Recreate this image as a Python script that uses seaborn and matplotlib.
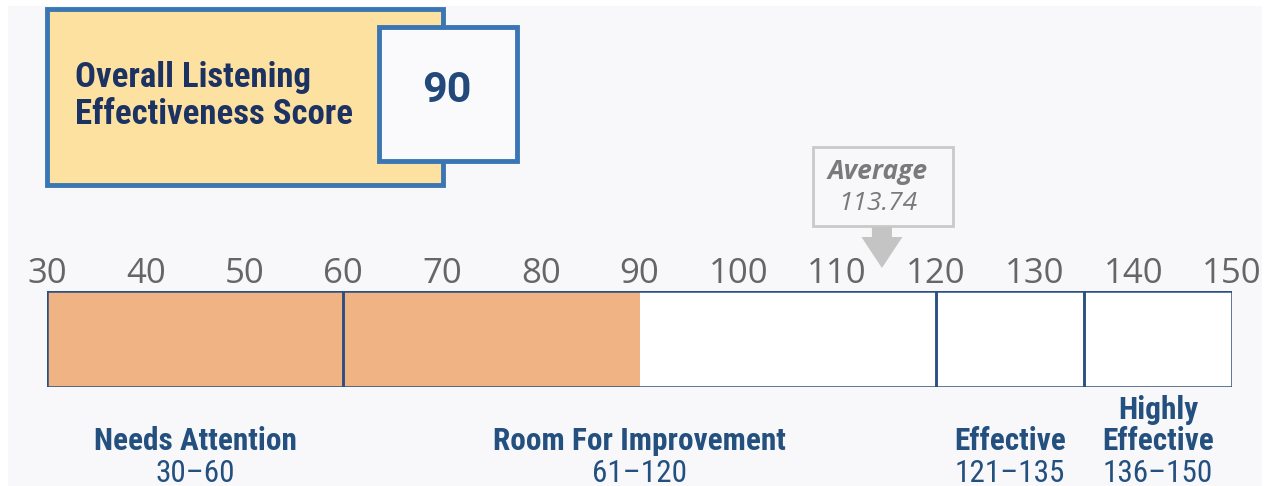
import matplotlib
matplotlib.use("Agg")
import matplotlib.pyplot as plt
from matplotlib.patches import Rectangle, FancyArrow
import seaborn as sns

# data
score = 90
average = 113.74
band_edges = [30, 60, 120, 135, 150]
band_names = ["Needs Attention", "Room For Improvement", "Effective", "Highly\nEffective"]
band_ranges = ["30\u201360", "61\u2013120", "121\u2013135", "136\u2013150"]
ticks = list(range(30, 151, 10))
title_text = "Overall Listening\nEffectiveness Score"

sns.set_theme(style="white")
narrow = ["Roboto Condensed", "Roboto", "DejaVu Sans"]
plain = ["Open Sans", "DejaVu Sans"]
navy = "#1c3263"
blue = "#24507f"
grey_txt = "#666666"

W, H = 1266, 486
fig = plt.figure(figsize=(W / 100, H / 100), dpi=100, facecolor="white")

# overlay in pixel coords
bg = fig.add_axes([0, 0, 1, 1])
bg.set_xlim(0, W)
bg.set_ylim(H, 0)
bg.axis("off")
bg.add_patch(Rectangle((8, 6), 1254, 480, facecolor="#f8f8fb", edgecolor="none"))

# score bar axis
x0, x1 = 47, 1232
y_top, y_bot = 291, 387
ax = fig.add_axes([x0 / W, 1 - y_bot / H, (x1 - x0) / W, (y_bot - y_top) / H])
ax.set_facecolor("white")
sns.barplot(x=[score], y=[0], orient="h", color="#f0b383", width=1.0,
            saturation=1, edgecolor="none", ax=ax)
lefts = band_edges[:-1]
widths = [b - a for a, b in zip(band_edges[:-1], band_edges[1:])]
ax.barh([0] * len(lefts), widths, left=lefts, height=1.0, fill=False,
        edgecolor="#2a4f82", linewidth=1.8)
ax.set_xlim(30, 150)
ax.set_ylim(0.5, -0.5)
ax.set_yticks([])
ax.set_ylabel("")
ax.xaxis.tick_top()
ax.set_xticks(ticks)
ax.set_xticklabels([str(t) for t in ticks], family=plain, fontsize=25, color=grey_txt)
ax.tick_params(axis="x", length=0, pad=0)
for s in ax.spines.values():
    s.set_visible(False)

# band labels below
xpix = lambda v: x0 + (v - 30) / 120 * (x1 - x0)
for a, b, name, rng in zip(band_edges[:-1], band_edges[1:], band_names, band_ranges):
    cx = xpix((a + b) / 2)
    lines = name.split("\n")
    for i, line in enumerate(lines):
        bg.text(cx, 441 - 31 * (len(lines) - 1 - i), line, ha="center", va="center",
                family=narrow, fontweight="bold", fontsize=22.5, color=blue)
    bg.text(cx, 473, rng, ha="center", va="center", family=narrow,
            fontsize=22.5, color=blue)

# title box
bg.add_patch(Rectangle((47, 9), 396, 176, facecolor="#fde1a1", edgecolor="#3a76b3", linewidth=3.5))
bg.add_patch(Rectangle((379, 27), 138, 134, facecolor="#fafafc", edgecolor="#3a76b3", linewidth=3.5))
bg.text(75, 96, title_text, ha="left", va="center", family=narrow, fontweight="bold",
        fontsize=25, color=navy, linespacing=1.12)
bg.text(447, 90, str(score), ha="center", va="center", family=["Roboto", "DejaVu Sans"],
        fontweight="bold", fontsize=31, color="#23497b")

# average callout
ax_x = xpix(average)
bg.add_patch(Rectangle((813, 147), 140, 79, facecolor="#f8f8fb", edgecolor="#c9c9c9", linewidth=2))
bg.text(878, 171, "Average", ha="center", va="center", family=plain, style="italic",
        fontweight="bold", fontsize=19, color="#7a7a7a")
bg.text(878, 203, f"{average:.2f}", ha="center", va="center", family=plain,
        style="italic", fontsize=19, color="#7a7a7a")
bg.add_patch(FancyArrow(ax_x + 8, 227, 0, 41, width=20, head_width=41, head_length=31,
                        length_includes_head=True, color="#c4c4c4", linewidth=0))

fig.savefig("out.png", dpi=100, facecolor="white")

────

Search the data above for lines holding "matplotlib" and copy each of them.

Recreate this image as a Python script that uses seaborn and matplotlib.
import matplotlib
matplotlib.use("Agg")
import matplotlib.pyplot as plt
from matplotlib.patches import Rectangle, FancyArrow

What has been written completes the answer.